Hamlyn v. Houston & Co. ((1903) 1 K.B. 81)

Facts of the Case

The case determines the firm's liability when a partner uses illegal methods to achieve an objective that is within the scope of the firm's business.

  • The Firm and Partners: Defendant Houston and Defendant Strong were partners in a trading firm (Houston & Co.). Houston was the managing partner who handled all of the firm's business.

  • Firm's Business: Part of the firm's business involved legitimately obtaining information relating to contracts and tenders made by competing firms (like the Plaintiff).

  • Wrongful Act: Houston, acting alone, attempted to obtain this competitive information by bribing the Plaintiff's clerk to access confidential documents. He successfully obtained possession of one of the Plaintiff's books for a time.

  • The Claim: The Plaintiff sued the firm (Houston & Co.) for damages resulting from the partner's tortious act of bribing and inducing the breach of confidence.

Issue

Whether the defendant firm (Houston & Co.) is liable for the wrongful and illegal actions of its partner, Houston, in bribing a competitor's clerk, considering that the act was done while pursuing an objective that was within the general scope of the firm's business.

Judgment

The Court held that the defendant firm is liable for the actions of Houston.

Legal Analysis

1. The Principle of Agency and Scope of Authority

The Court relied on the foundational principle of agency law, which is applied to partnership (Section 19 equivalent in the UK Partnership Act, 1890): a principal (the firm) is liable for the wrongful acts of its agent (the partner) if the acts are committed within the general scope of the agent's authority or employment.

2. The Test Applied

Justice Matthew articulated the key test:

  • Legitimate Objective: It was undeniably within Houston's authority to obtain information about competitors' contracts by legitimate means. This was part of the firm's business.

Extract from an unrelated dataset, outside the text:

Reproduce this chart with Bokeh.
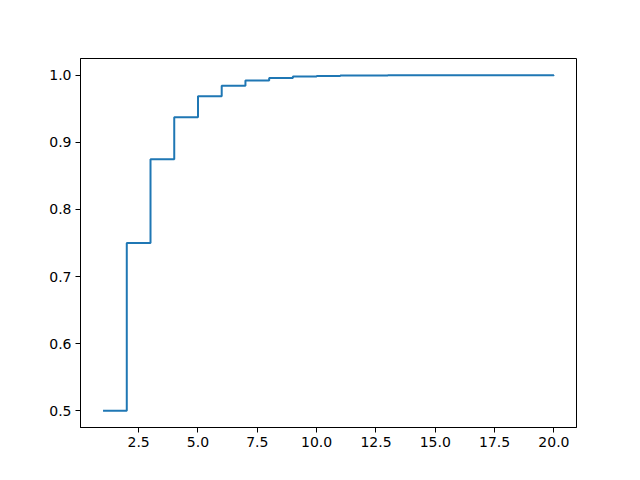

  • Illegitimate Means: The fact that Houston chose an illegal and wrongful method (bribery) to achieve that objective does not absolve the firm of liability.

  • Delegated Performance: Since the firm had delegated the performance of a certain class of acts (obtaining competitive intelligence) to Houston, it must bear the risk that the agent may exceed his authority or act improperly in matters incidental to the delegated task.

The act of seeking the information was within the scope of his authority; the method he chose, though illegal, made the firm responsible as long as the act itself was connected to the firm's business.

Commentary: Liability for Implied Agency

Hamlyn v. Houston & Co. is an essential case that clarifies the firm's responsibility for the implied authority granted to its partners. It establishes a strong precedent:

The firm is liable for a partner's wrongful act (tort) if the ultimate purpose of the act was to promote the firm's business, even if the partner achieves that purpose by using unauthorized, wrongful, or criminal means.

The case ensures that third parties harmed by a partner's action (like bribing a clerk) connected to the firm's business have recourse against the collective assets of the partnership, preventing firms from benefiting from the partner's wrongdoing while disclaiming responsibility for the unlawful method used.